Advocates for choice and competition in American education have for years encountered the straw-man argument that charters, vouchers, and the like are ineffective because standardized-test performance in these sectors is mostly indistinguishable from that in public schools (the reality is, of course, more nuanced, but more on that later). But Marc Tucker of the National Center for Education and the Economy has taken a more extreme path: He has made the bogus claim that no evidence supports the theory that school choice has any merit at all.
The claim that choice and competition have produced no evidence of success is, at best, disingenuous.
In Tucker’s world, school choice and market-based incentives do nothing to raise student achievement or lower costs for public education—two of the most common claims of choice advocates. Moreover, he wrote in a post for the Education Week blog Top Performers, school choice has done little to close bad schools; parents tend to choose safe and comforting environments where they find responsive principals, he claims, not schools with records of high standardized test scores.
This not only is patronizing, it’s wrong. It’s true that parents don’t always choose schools in order to maximize their child’s achievement in the here and now, but enough research has shown that they generally want schools that push kids to succeed and go on to college. And this conviction has informed a lot of school choice research that has yielded the evidence Tucker said doesn’t exist.
- Multiple studies of privately funded voucher programs, such as those in Charlotte, New York, and Dayton showed improved performance on standardized tests among voucher recipients. These gains were sizable particularly among disadvantaged black students. Patrick Wolf of the University of Arkansas has found that the D.C. Opportunity Scholarship led to improved reading achievement, and last year, Northwestern University economics professor David Figlio found that the gains among recipients of the Florida Tax Credit Scholarship had begun to outpace those of students in public schools.
- Harvard’s Martin West and University of Munich economics professor Ludgar Woessmann two years ago found that competition from the private sector enhances the achievement of students at private and public schools in countries where private education flourishes. This is important, as Tucker, who has examined education systems worldwide, argued that high student performance in any industrialized nation is in no way is attributable to choice and competition; the Cato Institute’s Andrew Coulson yesterday also reported that at least sixty-five other papers have documented positive effects of decentralized school systems internationally.
- Closer to home, Northwestern’s Figlio two years ago found that the Florida Tax Credit Scholarship program modestly boosted the academic performance of the public schools faced with the threat of losing students to the program.

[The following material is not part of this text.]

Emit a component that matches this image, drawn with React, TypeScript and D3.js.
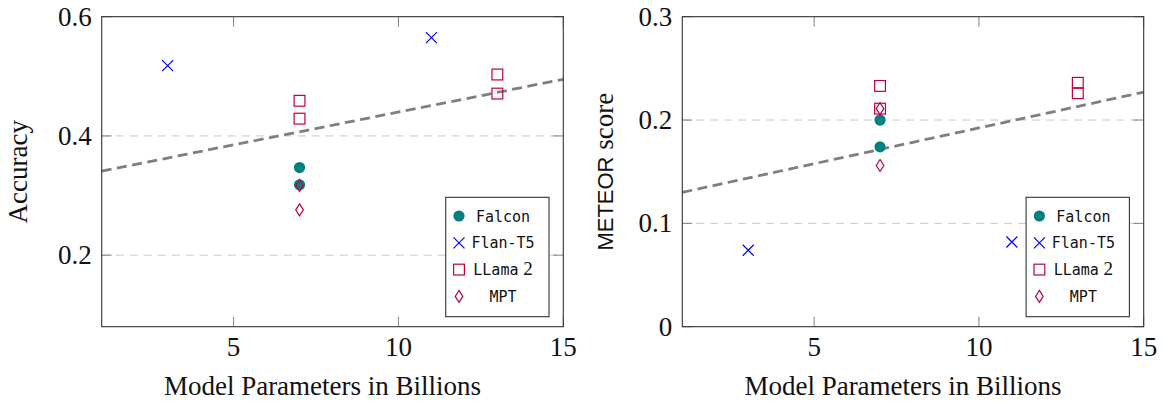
import React from "react";
import * as d3 from "d3";

// ---------- data ----------
const seriesNames = ["Falcon", "Flan-T5", "LLama 2", "MPT"];

const falconX = [7, 7];
const falconAcc = [0.347, 0.318];
const falconMet = [0.2, 0.174];

const flanX = [3, 11];
const flanAcc = [0.518, 0.565];
const flanMet = [0.074, 0.082];

const llamaX = [7, 7, 13, 13];
const llamaAcc = [0.459, 0.429, 0.503, 0.471];
const llamaMet = [0.233, 0.211, 0.236, 0.226];

const mptX = [7, 7];
const mptAcc = [0.317, 0.276];
const mptMet = [0.211, 0.156];

const trendX = [1, 15];
const trendAcc = [0.341, 0.495];
const trendMet = [0.13, 0.227];

const xTicks = [5, 10, 15];
const accTicks = [0.2, 0.4, 0.6];
const metTicks = [0, 0.1, 0.2, 0.3];

const xLabel = "Model Parameters in Billions";

// ---------- styles ----------
const SERIF = "'Liberation Serif', 'Times New Roman', serif";
const SANS = "'Liberation Sans', Arial, sans-serif";
const MONO = "'DejaVu Sans Mono', monospace";
const TEAL = "#008080";
const BLUE = "#0000ff";
const PURPLE = "#bf0040";

type Panel = {
  left: number;
  right: number;
  yDomain: [number, number];
  yTicks: number[];
  yFmt: (v: number) => string;
  falcon: number[];
  flan: number[];
  llama: number[];
  mpt: number[];
  trend: number[];
  yLabel: React.ReactNode;
  yLabelX: number;
};

const TOP = 16.7;
const BOTTOM = 326.7;

function Marker({ kind, x, y }: { kind: number; x: number; y: number }) {
  if (kind === 0) return <circle cx={x} cy={y} r={5.6} fill={TEAL} />;
  if (kind === 1) {
    const s = 5.5;
    return (
      <path
        d={`M${x - s},${y - s}L${x + s},${y + s}M${x - s},${y + s}L${x + s},${y - s}`}
        stroke={BLUE}
        strokeWidth={1.2}
        fill="none"
      />
    );
  }
  if (kind === 2) {
    const s = 5.4;
    return <rect x={x - s} y={y - s} width={2 * s} height={2 * s} fill="none" stroke={PURPLE} strokeWidth={1.2} />;
  }
  const w = 3.8;
  const h = 6;
  return (
    <path
      d={`M${x},${y - h}L${x + w},${y}L${x},${y + h}L${x - w},${y}Z`}
      fill="none"
      stroke={PURPLE}
      strokeWidth={1.2}
    />
  );
}

function PanelView({ p }: { p: Panel }) {
  const x = d3.scaleLinear().domain([1, 15]).range([p.left, p.right]);
  const y = d3.scaleLinear().domain(p.yDomain).range([BOTTOM, TOP]);
  const line = d3
    .line<number>()
    .x((_, i) => x(trendX[i]))
    .y((d) => y(d));

  const legW = 103.3;
  const legH = 119.4;
  const legL = p.right - 14.3 - legW;
  const legT = BOTTOM - 10 - legH;

  const pts: { kind: number; xs: number[]; ys: number[] }[] = [
    { kind: 0, xs: falconX, ys: p.falcon },
    { kind: 1, xs: flanX, ys: p.flan },
    { kind: 2, xs: llamaX, ys: p.llama },
    { kind: 3, xs: mptX, ys: p.mpt },
  ];

  return (
    <g>
      {/* grid */}
      {p.yTicks
        .filter((t) => t > p.yDomain[0] + 1e-9 && t < p.yDomain[1] - 1e-9)
        .map((t) => (
          <line
            key={"g" + t}
            x1={p.left}
            x2={p.right}
            y1={y(t)}
            y2={y(t)}
            stroke="#c8c8c8"
            strokeWidth={1}
            strokeDasharray="8,6"
          />
        ))}
      {/* ticks */}
      {xTicks.map((t) => (
        <g key={"xt" + t}>
          <line x1={x(t)} x2={x(t)} y1={BOTTOM} y2={BOTTOM - 10} stroke="#808080" strokeWidth={1} />
          <line x1={x(t)} x2={x(t)} y1={TOP} y2={TOP + 10} stroke="#808080" strokeWidth={1} />
          <text
            x={x(t)}
            y={BOTTOM + 29.5}
            textAnchor="middle"
            fontFamily={SERIF}
            fontSize={27}
            fill="#111"
          >
            {t}
          </text>
        </g>
      ))}
      {p.yTicks.map((t) => (
        <g key={"yt" + t}>
          <line x1={p.left} x2={p.left + 10} y1={y(t)} y2={y(t)} stroke="#808080" strokeWidth={1} />
          <line x1={p.right} x2={p.right - 10} y1={y(t)} y2={y(t)} stroke="#808080" strokeWidth={1} />
          <text
            x={p.left - 10}
            y={y(t) + 9}
            textAnchor="end"
            fontFamily={SERIF}
            fontSize={27}
            fill="#111"
          >
            {p.yFmt(t)}
          </text>
        </g>
      ))}
      {/* trend */}
      <path d={line(p.trend) || ""} fill="none" stroke="#7f7f7f" strokeWidth={2.8} strokeDasharray="10,5.5" />
      {/* markers */}
      {pts.map((s) =>
        s.ys.map((v, i) => <Marker key={s.kind + "-" + i} kind={s.kind} x={x(s.xs[i])} y={y(v)} />)
      )}
      {/* frame */}
      <rect
        x={p.left}
        y={TOP}
        width={p.right - p.left}
        height={BOTTOM - TOP}
        fill="none"
        stroke="#333"
        strokeWidth={1.1}
      />
      {/* legend */}
      <rect x={legL} y={legT} width={legW} height={legH} fill="#fff" stroke="#333" strokeWidth={1.1} />
      {seriesNames.map((name, i) => {
        const ry = legT + 18.7 + i * 26.8;
        return (
          <g key={name}>
            <Marker kind={i} x={legL + 13.3} y={ry} />
            <text
              x={legL + 57.3}
              y={ry + 5.5}
              textAnchor="middle"
              fontFamily={MONO}
              fontSize={15}
              fill="#111"
            >
              {name === "LLama 2" ? (
                <>
                  <tspan>LLama</tspan>
                  <tspan fontFamily={SERIF} fontSize={19}> 2</tspan>
                </>
              ) : (
                name
              )}
            </text>
          </g>
        );
      })}
      {/* axis labels */}
      <text
        x={(p.left + p.right) / 2 - 10}
        y={395}
        textAnchor="middle"
        fontFamily={SERIF}
        fontSize={27}
        fill="#111"
      >
        {xLabel}
      </text>
      <text
        transform={`translate(${p.yLabelX},${(TOP + BOTTOM) / 2}) rotate(-90)`}
        textAnchor="middle"
        fontFamily={SERIF}
        fontSize={27}
        fill="#111"
      >
        {p.yLabel}
      </text>
    </g>
  );
}

export default function App() {
  const fmt1 = (v: number) => (v === 0 ? "0" : d3.format(".1f")(v));
  const left: Panel = {
    left: 101.7,
    right: 563.3,
    yDomain: [0.08, 0.6],
    yTicks: accTicks,
    yFmt: fmt1,
    falcon: falconAcc,
    flan: flanAcc,
    llama: llamaAcc,
    mpt: mptAcc,
    trend: trendAcc,
    yLabel: "Accuracy",
    yLabelX: 27,
  };
  const right: Panel = {
    left: 682.3,
    right: 1143.7,
    yDomain: [0, 0.3],
    yTicks: metTicks,
    yFmt: fmt1,
    falcon: falconMet,
    flan: flanMet,
    llama: llamaMet,
    mpt: mptMet,
    trend: trendMet,
    yLabel: (
      <>
        <tspan fontFamily={SANS} fontSize={22}>METEOR</tspan>
        <tspan> score</tspan>
      </>
    ),
    yLabelX: 613,
  };
  return (
    <svg
      width={1163}
      height={403}
      style={{ position: "absolute", left: 0, top: 0, background: "#fff" }}
    >
      <rect width={1163} height={403} fill="#fff" />
      <PanelView p={left} />
      <PanelView p={right} />
    </svg>
  );
}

- In 2011, researchers Kevin Booker, Tim Sass, Brian Gill, and Ron Zimmer found that charter schools were associated with a higher probability of successful high school completion and an increased likelihood of attending a two-year or four-year college.
- And Pat Wolf at the University of Arkansas found that voucher students in the Milwaukee Parental Choice Program were more likely to graduate high school and enroll in a four-year college. He found similar results in his analysis of the D.C. Opportunity Scholarship program, which increased a student’s chance of graduating high school by 21 percentage points.
- Jay Greene at the University of Arkansas also has compiled a list of at least nine other random-assignment experiments (considered the gold-standard in research) that showed positive effects on participants in sundry school voucher programs.
But you get the point: Any claim that choice and competition have produced no evidence of effectiveness can, to borrow a phrase from Cato’s Coulson, be overturned by “a motivated 10-year-old using a second-rate search engine.”
And that’s a shame because Tucker is trying to raise some important points: Why do parents choose the schools they do? Do policymakers who favor school choice really have increased student achievement in mind, or are they satisfied with greater “customer satisfaction”? Do market-based reforms actually save taxpayers money? And, with a marketplace of schools, does the good drive out the bad?
Surely, politics has made closing bad schools –even bad charter schools –difficult, but that’s no reason to end publicly subsidized school choice. It means we need to give states and charter-school authorizers more tools, more support, and more incentives to shut down the failures and recruit the winners.
But above all, the claim that choice and competition have produced no evidence of success is, at best, disingenuous. The record, so easily accessible, shows otherwise.